Using the Daily Mail's resident doctor's criteria I am "cured" of Crohn's. Yes, me personally. On what basis? Well - in October 2010 I had my terminal ileum removed, about 14cm including the strictured bit. Two subsequent colonoscopies have shown no signs of inflammation or active disease (Rutgeert's Score of i0) but I would never say cured. I know that Crohn's could start to attack another area at anytime. I'll go with temporary remission".
(Subsequently I have been diagnosed with severe Bile Acid Malabsorption (BAM) as a result of losing my terminal ileum. For some reason it is not a subject that seems to be discussed very often. Untreated it's symptoms are very similar to Crohn's - the frequent bathroom dashes. Even if a cure is found for the Crohn's itself for those of us who have had surgery may still have to battle with BAM).
The Numbers Game
Doing the research into this story I came across the following statistics :
The BBC website said "The inflammatory bowel condition, which affects 60,000 Britons, causes symptoms including pain, diarrhoea, vomiting, weight loss and fatigue"

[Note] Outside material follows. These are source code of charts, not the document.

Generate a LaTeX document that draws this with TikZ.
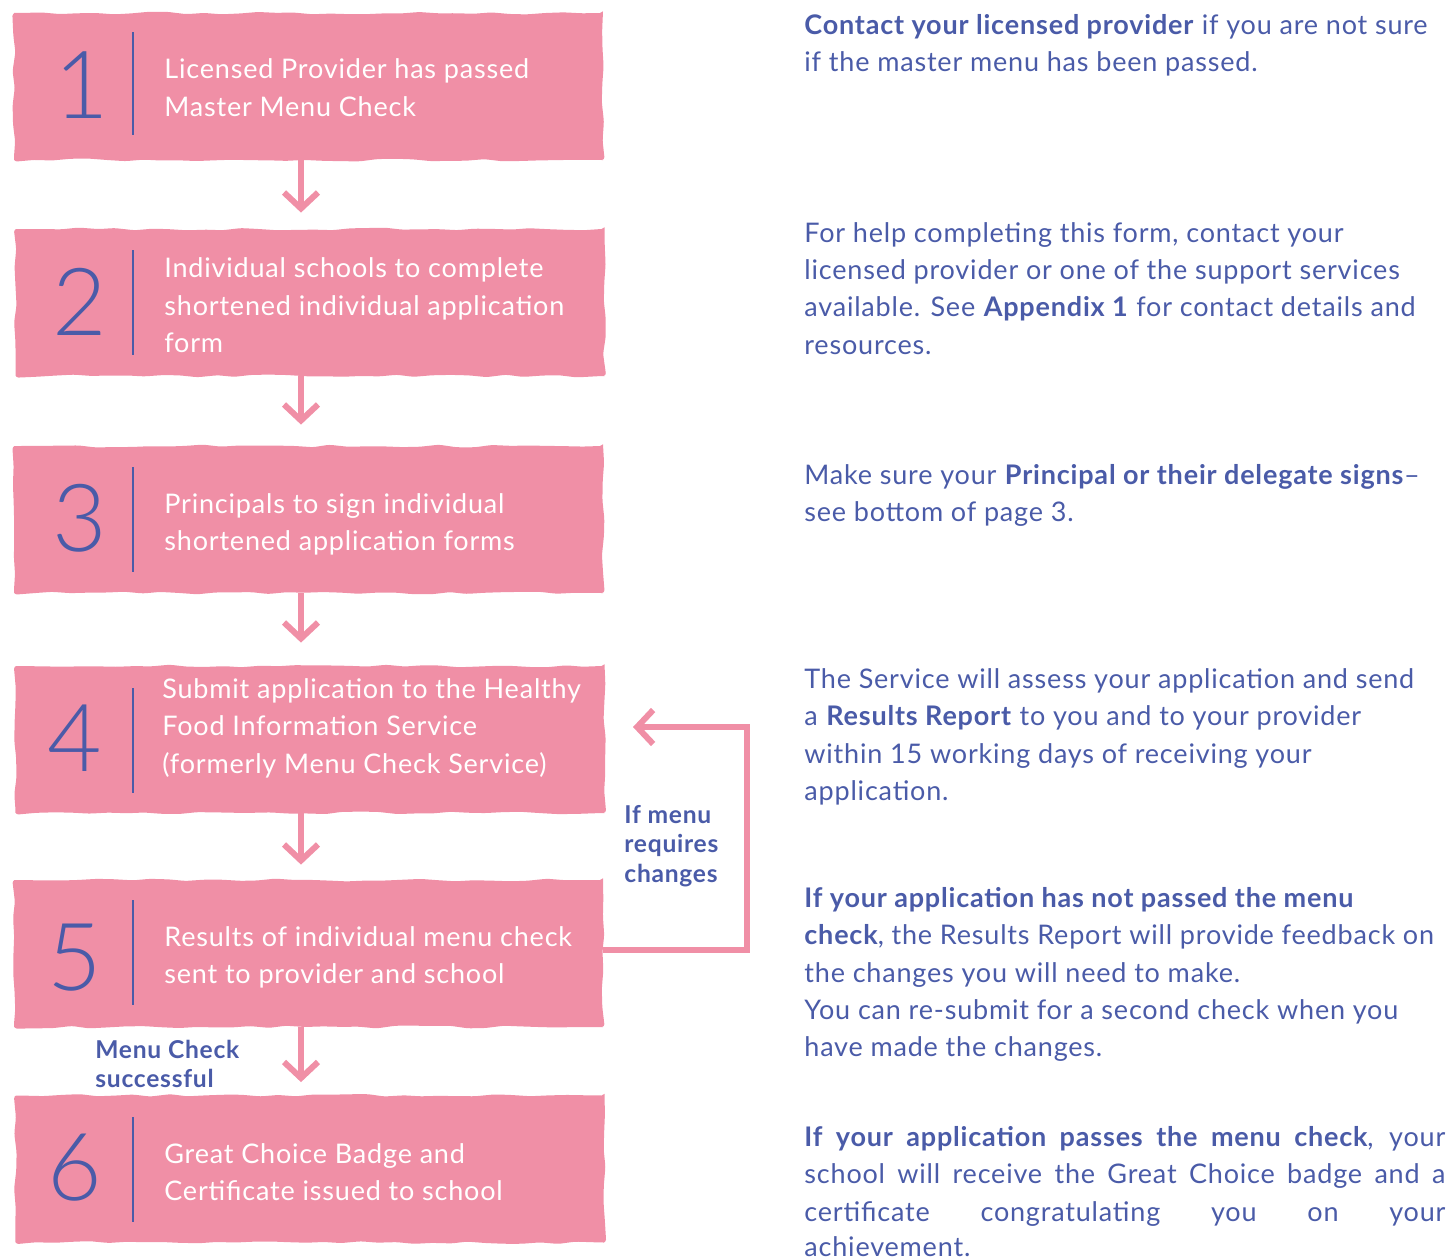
\documentclass[tikz,border=0pt]{standalone}
\usepackage{fontspec}
\setmainfont{Lato}[LetterSpace=3]
\newfontfamily\numfont{Lato Light}
\usetikzlibrary{decorations.pathmorphing,arrows.meta}
\definecolor{pinkbox}{RGB}{240,143,166}
\definecolor{navy}{RGB}{74,91,168}
\begin{document}
\begin{tikzpicture}[x=0.5pt,y=-0.5pt,
  stepbox/.style={fill=pinkbox, inner sep=0pt, minimum width=294.5pt, minimum height=73.5pt,
    decorate, decoration={random steps, segment length=9pt, amplitude=0.7pt}, rounded corners=1.5pt},
  num/.style={font=\numfont\fontsize{47}{47}\selectfont, text=navy, inner sep=0pt},
  sep/.style={draw=navy, line width=1pt},
  boxtxt/.style={font=\fontsize{13.5}{18.75}\selectfont, text=white, anchor=mid west, inner sep=0pt, yshift=-1.8pt},
  righttxt/.style={font=\fontsize{13.5}{18.75}\selectfont, text=navy, anchor=mid west, inner sep=0pt, yshift=-1.8pt},
  sidetxt/.style={font=\bfseries\fontsize{12.3}{14.75}\selectfont, text=navy, anchor=mid west, inner sep=0pt, yshift=-1.5pt},
  flow/.style={draw=pinkbox, line width=3pt, -{Straight Barb[length=8pt,width=17pt]}}
]
\pgfmathsetseed{7}
\path[use as bounding box] (0,0) rectangle (1447,1258);

% boxes
\node[stepbox] (b1) at (308.5,86.5) {};
\node[stepbox] (b2) at (310,302.5) {};
\node[stepbox] (b3) at (308.5,519.5) {};
\node[stepbox] (b4) at (310,739.5) {};
\node[stepbox] (b5) at (308.5,953.5) {};
\node[stepbox] (b6) at (310,1169) {};

% numbers
\node[num] (n1) at (82,85) {1};
\node[num] (n2) at (80,302) {2};
\node[num] (n3) at (80,518) {3};
\node[num] (n4) at (75,738) {4};
\node[num] (n5) at (75,958) {5};
\node[num] (n6) at (75,1168) {6};

% separators
\draw[sep] (133,32) -- (133,135);
\draw[sep] (133,250) -- (133,355);
\draw[sep] (133,467) -- (133,572);
\draw[sep] (133,688) -- (133,793);
\draw[sep] (133,900) -- (133,1005);
\draw[sep] (133,1117) -- (133,1222);

% box texts
\node[boxtxt] (t1a) at (164,70) {Licensed Provider has passed};
\node[boxtxt] (t1b) at (164,108) {Master Menu Check};
\node[boxtxt] (t2a) at (164,269) {Individual schools to complete};
\node[boxtxt] (t2b) at (164,307) {shortened individual application};
\node[boxtxt] (t2c) at (164,344) {form};
\node[boxtxt] (t3a) at (164,505) {Principals to sign individual};
\node[boxtxt] (t3b) at (164,542) {shortened application forms};
\node[boxtxt] (t4a) at (162,690) {Submit application to the Healthy};
\node[boxtxt] (t4b) at (162,727) {Food Information Service};
\node[boxtxt] (t4c) at (162,765) {(formerly Menu Check Service)};
\node[boxtxt] (t5a) at (164,938) {Results of individual menu check};
\node[boxtxt] (t5b) at (164,975) {sent to provider and school};
\node[boxtxt] (t6a) at (164,1155) {Great Choice Badge and};
\node[boxtxt] (t6b) at (164,1192) {Certificate issued to school};

% arrows
\coordinate (ax) at (301,0);
\draw[flow, shorten >=8pt] (b1.south -| ax) -- (b2.north -| ax);
\draw[flow, shorten >=10.5pt] (b2.south -| ax) -- (b3.north -| ax);
\draw[flow, shorten >=11.5pt] (b3.south -| ax) -- (b4.north -| ax);
\draw[flow, shorten >=7.5pt] (b4.south -| ax) -- (b5.north -| ax);
\draw[flow, shorten >=6.5pt] (b5.south -| ax) -- (b6.north -| ax);

% feedback loop
\coordinate (la) at (747,950);
\coordinate (lb) at (747,727);
\coordinate (le) at (633,727);
\draw[flow] (b5.east |- la) -- (la) -- (lb) -- (le);

% side labels
\node[sidetxt] (s1a) at (624,815) {If menu};
\node[sidetxt] (s1b) at (624,844) {requires};
\node[sidetxt] (s1c) at (624,874) {changes};
\node[sidetxt] (s2a) at (95,1050) {Menu Check};
\node[sidetxt] (s2b) at (95,1079) {successful};

% right texts
\node[righttxt] (r1a) at (804,26) {\textbf{Contact your licensed provider} if you are not sure};
\node[righttxt] (r1b) at (804,63) {if the master menu has been passed.};

\node[righttxt] (r2a) at (804,234) {For help completing this form, contact your};
\node[righttxt] (r2b) at (804,271) {licensed provider or one of the support services};
\node[righttxt] (r2c) at (804,308) {available. See \textbf{Appendix 1} for contact details and};
\node[righttxt] (r2d) at (804,346) {resources.};

\node[righttxt] (r3a) at (804,476) {Make sure your \textbf{Principal or their delegate signs}--};
\node[righttxt] (r3b) at (804,513) {see bottom of page 3.};

\node[righttxt] (r4a) at (804,680) {The Service will assess your application and send};
\node[righttxt] (r4b) at (804,717) {a \textbf{Results Report} to you and to your provider};
\node[righttxt] (r4c) at (804,755) {within 15 working days of receiving your};
\node[righttxt] (r4d) at (804,792) {application.};

\node[righttxt] (r5a) at (804,899) {\textbf{If your application has not passed the menu}};
\node[righttxt] (r5b) at (804,936) {\textbf{check}, the Results Report will provide feedback on};
\node[righttxt] (r5c) at (804,974) {the changes you will need to make.};
\node[righttxt] (r5d) at (804,1011) {You can re-submit for a second check when you};
\node[righttxt] (r5e) at (804,1048) {have made the changes.};

\node[righttxt] (r6a) at (804,1138) {\makebox[320.5pt][s]{\textbf{If your application passes the menu check}, your}};
\node[righttxt] (r6b) at (804,1175) {\makebox[320.5pt][s]{school will receive the Great Choice badge and a}};
\node[righttxt] (r6c) at (804,1213) {\makebox[320.5pt][s]{certificate congratulating you on your}};
\node[righttxt] (r6d) at (804,1248) {achievement.};
\end{tikzpicture}
\end{document}
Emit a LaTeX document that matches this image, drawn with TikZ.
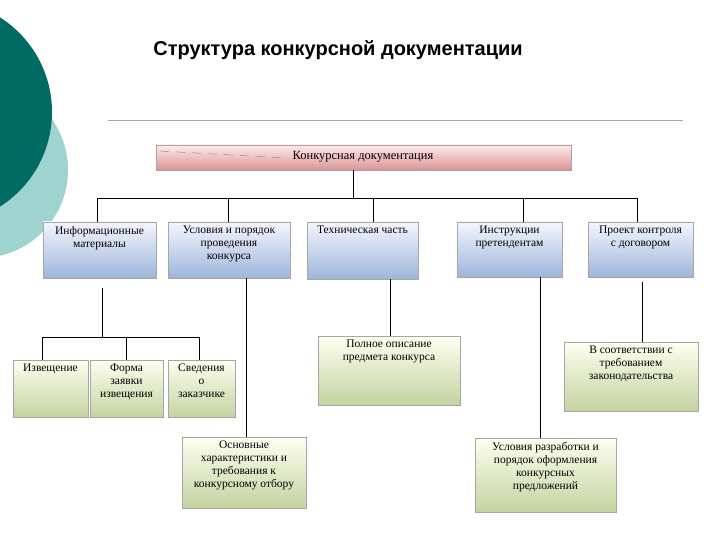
\documentclass[tikz,border=0pt]{standalone}
\usepackage{fontspec}
\setmainfont{Liberation Serif}
\newfontfamily\titlefont{Liberation Sans}
\usetikzlibrary{shadows}
\definecolor{tealD}{HTML}{006B63}
\definecolor{tealL}{HTML}{9FD3CF}
\definecolor{bluB}{HTML}{9DB6DA}
\definecolor{grnB}{HTML}{C3D3A0}
\definecolor{pnkB}{HTML}{D99494}
\tikzset{
 bx/.style={draw=gray!70, line width=0.4pt, drop shadow={shadow xshift=1pt,shadow yshift=-1pt,opacity=0.35}},
 blue/.style={bx, top color=blue!4!white, bottom color=bluB},
 green/.style={bx, top color=green!6!yellow!6!white, bottom color=grnB},
 pink/.style={bx, top color=red!8!white, bottom color=pnkB},
 tx/.style={font=\fontsize{11.5}{13}\selectfont, align=center, anchor=north, inner sep=1pt},
 ln/.style={line width=0.8pt, black}
}
\newcommand\bx[7]{\path[#6] (#2,#3) rectangle (#4,#5);
 \node[tx] (#1) at ({(#2+#4)/2},#3+3) {#7};}
\begin{document}
\begin{tikzpicture}[x=1pt,y=-1pt]
\useasboundingbox (0,0) rectangle (720,540);
\fill[white] (0,0) rectangle (720,540);
\begin{scope}
\clip (0,0) rectangle (720,540);
\fill[tealL] (-20,170) circle (88);
\fill[tealD] (-60,112) circle (112);
\end{scope}
\node[font=\titlefont\bfseries\fontsize{20}{24}\selectfont] (title) at (338,50) {Структура конкурсной документации};
\draw[gray!70, line width=0.6pt] (108,120) -- (683,120);
% top box
\path[pink] (156,145) rectangle (571,170);
\draw[gray, dash pattern=on 9pt off 7pt] (160,151) -- (284,158);
\node[tx, anchor=center, font=\fontsize{12.5}{14}\selectfont] (top) at (363,157) {Конкурсная документация};
% blue row
\bx{b1}{43}{222}{156}{278}{blue}{Информационные\\материалы}
\bx{b2}{168}{222}{290}{278}{blue}{Условия и порядок\\проведения\\конкурса}
\bx{b3}{307}{222}{418}{279}{blue}{Техническая часть}
\bx{b4}{457}{222}{562}{277}{blue}{Инструкции\\претендентам}
\bx{b5}{588}{222}{693}{277}{blue}{Проект контроля\\с договором}
% green boxes
\bx{g1}{13}{360}{88}{417}{green}{Извещение}
\bx{g2}{90}{360}{163}{417}{green}{Форма\\заявки\\извещения}
\bx{g3}{168}{360}{235}{417}{green}{Сведения\\о\\заказчике}
\bx{g4}{182}{437}{306}{508}{green}{Основные\\характеристики и\\требования к\\конкурсному отбору}
\bx{g5}{318}{336}{460}{405}{green}{Полное описание\\предмета конкурса}
\bx{g6}{475}{438}{616}{512}{green}{Условия разработки и\\порядок оформления\\конкурсных\\предложений}
\bx{g7}{564}{342}{698}{411}{green}{В соответствии с\\требованием\\законодательства}
% connectors
\draw[ln] (353,170) -- (353,198);
\draw[ln] (97,222) -- (97,198) -- (637,198) -- (637,222);
\draw[ln] (228,198) -- (228,222);
\draw[ln] (373,198) -- (373,222);
\draw[ln] (523,198) -- (523,222);
\draw[ln] (102,288) -- (102,337);
\draw[ln] (42,360) -- (42,337) -- (199,337) -- (199,360);
\draw[ln] (126,337) -- (126,360);
\draw[ln] (246,278) -- (246,437);
\draw[ln] (390,279) -- (390,336);
\draw[ln] (540,277) -- (540,438);
\draw[ln] (642,282) -- (642,342);
\end{tikzpicture}
\end{document}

An article in the Jewish Chronicle quoted the number as 63,000. Close enough
The BUPA website quotes "about 90,000"
...and "Health Freaks" used the number 115,000 which comes directly from NHS Choices :
"Crohn’s disease is a relatively uncommon condition. There are currently at least 115,000 people living with Crohn’s disease in the UK."
So which one is it? I would expect the NHS to have the best statistics so anyone quoting less than 115,000 is doing us Crohnies a dis-service.